I realize it’s early in the morning on the East Coast, but this ought to be simple to grasp. Recent history ought to demonstrate that this ought to be easy to grasp. Why is it you so fear President Obama? Because he controls a large menacing government that can come after you, take your money, draft your children and imprison you, can’t he? Is that possible in a smaller sphere where liberty is cherished and is the direct end, as Patrick Henry said, of all our negotiations? I suppose it is. Is it likely? No. To put the final point on this:
Absurd as the idea of township sovereignty may seem, it is not nearly so absurd as the notion that a republican system can possibly be stretched over an area as large and populous as France, Spain, the United States, or even Delaware or Rhode Island. Our self-styled modern republics are not republics, they are nothing like republics.

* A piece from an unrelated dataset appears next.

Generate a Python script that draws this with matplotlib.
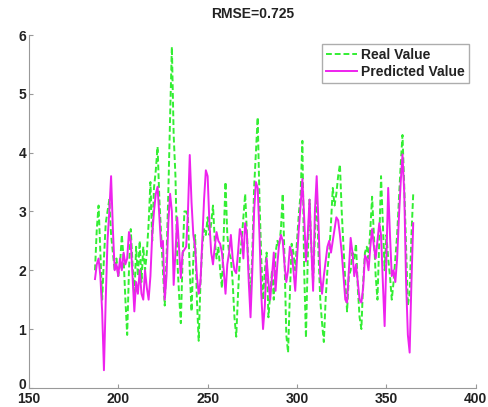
import numpy as np
import matplotlib
matplotlib.use('Agg')
import matplotlib.pyplot as plt
from matplotlib.transforms import ScaledTranslation

# day index shared by both series
days = np.arange(187, 366)

real_value = [
    2.0, 2.7, 3.1, 2.3, 1.5, 2.2, 2.8, 3.0, 3.2, 2.6,
    2.3, 2.0, 2.2, 1.9, 2.1, 2.6, 2.2, 1.5, 0.9, 2.0,
    2.7, 2.1, 1.5, 2.4, 1.9, 2.5, 1.8, 2.4, 2.0, 2.3,
    2.8, 3.5, 2.5, 3.4, 3.7, 4.1, 3.2, 2.6, 2.0, 1.4,
    2.2, 3.3, 4.6, 5.8, 4.3, 3.6, 2.2, 1.6, 1.1, 2.2,
    3.0, 3.0, 2.9, 2.0, 1.3, 2.2, 2.6, 1.5, 0.8, 1.8,
    2.4, 2.7, 2.6, 2.9, 2.6, 2.8, 3.1, 2.5, 2.2, 2.4,
    2.0, 1.7, 2.6, 3.5, 2.6, 2.3, 2.2, 1.8, 1.2, 0.87,
    1.6, 2.2, 2.5, 2.9, 3.3, 2.6, 2.0, 1.5, 2.3, 3.4,
    4.0, 4.6, 3.2, 2.2, 1.5, 2.0, 2.3, 1.2, 1.6, 2.0,
    1.5, 2.3, 2.5, 2.4, 2.7, 3.3, 2.2, 0.9, 0.6, 1.6,
    2.45, 2.3, 2.0, 2.5, 2.95, 3.3, 4.2, 2.0, 0.85, 2.2,
    3.2, 2.4, 1.8, 2.6, 3.4, 2.3, 1.5, 1.1, 0.78, 1.5,
    2.0, 2.3, 2.8, 3.4, 3.1, 3.3, 3.6, 3.8, 3.0, 2.4,
    1.8, 1.3, 1.9, 2.0, 2.3, 2.2, 2.45, 1.7, 1.2, 1.0,
    1.8, 2.3, 2.4, 2.2, 2.7, 3.25, 2.6, 1.9, 1.5, 2.5,
    3.6, 2.8, 2.0, 2.6, 2.2, 1.9, 1.5, 1.8, 2.2, 2.6,
    3.2, 3.8, 4.3, 3.4, 2.4, 1.4, 1.6, 2.6, 3.3,
]

predicted_value = [
    1.85, 2.1, 2.2, 1.9, 1.3, 0.3, 1.5, 2.5, 3.0, 3.6,
    2.7, 2.0, 2.1, 1.9, 2.2, 2.0, 2.3, 2.1, 2.2, 2.65,
    2.5, 1.9, 1.3, 1.8, 1.6, 2.0, 1.6, 1.5, 2.0, 1.7,
    1.5, 1.9, 2.6, 3.0, 3.3, 3.42, 2.9, 2.4, 2.5, 1.5,
    1.9, 2.8, 3.3, 3.0, 1.75, 2.3, 2.9, 2.4, 1.87, 2.3,
    2.35, 2.4, 3.0, 3.96, 3.15, 2.6, 2.4, 1.9, 1.6, 1.8,
    2.5, 3.2, 3.7, 3.6, 2.8, 2.3, 2.1, 2.4, 2.65, 2.5,
    2.45, 2.3, 2.0, 1.6, 2.1, 2.3, 2.6, 2.2, 2.0, 1.95,
    2.3, 2.7, 2.6, 2.2, 2.8, 2.6, 1.8, 1.2, 2.0, 3.0,
    3.5, 3.4, 2.6, 1.6, 1.0, 1.4, 2.2, 1.8, 1.5, 1.9,
    2.3, 1.65, 2.1, 2.45, 2.6, 2.5, 2.1, 1.8, 2.0, 2.4,
    2.3, 2.0, 1.65, 2.2, 2.7, 3.1, 3.55, 2.9, 2.15, 2.6,
    3.2, 2.4, 1.65, 3.0, 3.6, 2.8, 1.9, 1.6, 1.9, 2.15,
    2.4, 2.5, 2.3, 2.5, 2.7, 2.9, 2.85, 2.6, 2.3, 1.9,
    1.5, 1.45, 2.0, 2.55, 2.3, 1.9, 2.1, 1.8, 1.5, 1.45,
    1.7, 2.25, 2.2, 2.0, 2.4, 2.7, 2.4, 2.2, 2.5, 2.8,
    2.6, 1.8, 1.05, 2.2, 3.4, 2.6, 1.9, 2.0, 1.8, 2.2,
    2.9, 3.5, 3.97, 3.3, 1.8, 0.9, 0.6, 1.8, 2.8,
]

rmse_label = 'RMSE=0.725'

plt.rcParams['font.family'] = ['Liberation Sans', 'DejaVu Sans']

fig = plt.figure(figsize=(4.89, 4.07), dpi=100)
ax = fig.add_axes([0.059, 0.047, 0.914, 0.867])

ax.plot(days, real_value, color='#33ee33', linestyle='--', linewidth=1.4,
        dashes=(3, 1.5), label='Real Value')
ax.plot(days, predicted_value, color='#ee22ee', linewidth=1.4,
        label='Predicted Value')

ax.set_xlim(150, 400)
ax.set_ylim(0, 6)
ax.set_xticks([150, 200, 250, 300, 350, 400])
ax.set_yticks([0, 1, 2, 3, 4, 5, 6])

# matlab look: no box, inward ticks
for side in ['top', 'right']:
    ax.spines[side].set_visible(False)
for side in ['left', 'bottom']:
    ax.spines[side].set_color('#999999')
ax.tick_params(direction='in', length=3, color='#999999', labelsize=10,
               labelcolor='#222222', pad=2)
ax.tick_params(axis='x', pad=3)
for lbl in ax.get_xticklabels() + ax.get_yticklabels():
    lbl.set_fontweight('bold')

# lift the y "0" a little so it clears the "150" below it
ylbl0 = ax.get_yticklabels()[0]
ylbl0.set_transform(ylbl0.get_transform() + ScaledTranslation(0, 3 / 72, fig.dpi_scale_trans))

ax.set_title(rmse_label, fontsize=10, fontweight='bold', color='#222222', pad=12)

leg = ax.legend(loc='upper right', fontsize=10, fancybox=False,
                borderpad=0.3, handlelength=2.2, handletextpad=0.3,
                labelspacing=0.2, bbox_to_anchor=(1.0, 0.995))
leg.get_frame().set_edgecolor('#999999')
leg.get_frame().set_linewidth(1.0)
for t in leg.get_texts():
    t.set_fontweight('bold')
    t.set_color('#222222')

fig.savefig('out.png', dpi=100)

They are merely the sort of thing, as the great Guizot contemptuously said, that “begins with Plato, and necessarily ends with a policeman.”
This discussion can be extended indefinitely. For example, suppose society should weary of its fruitless efforts to educate the ineducable, and should back up all the way to the severe and sensible selective system proposed by Mr. Jefferson in the plan that he drew up for public education in Virginia. It would mean the permanent closing of at least 90 percent of our schools, colleges, and universities, and no doubt this would be regarded as a calamity worse than the burning of Moscow. Yet clearly the only alternative is dragging out a hopeless conflict with the unbeatable forces of nature.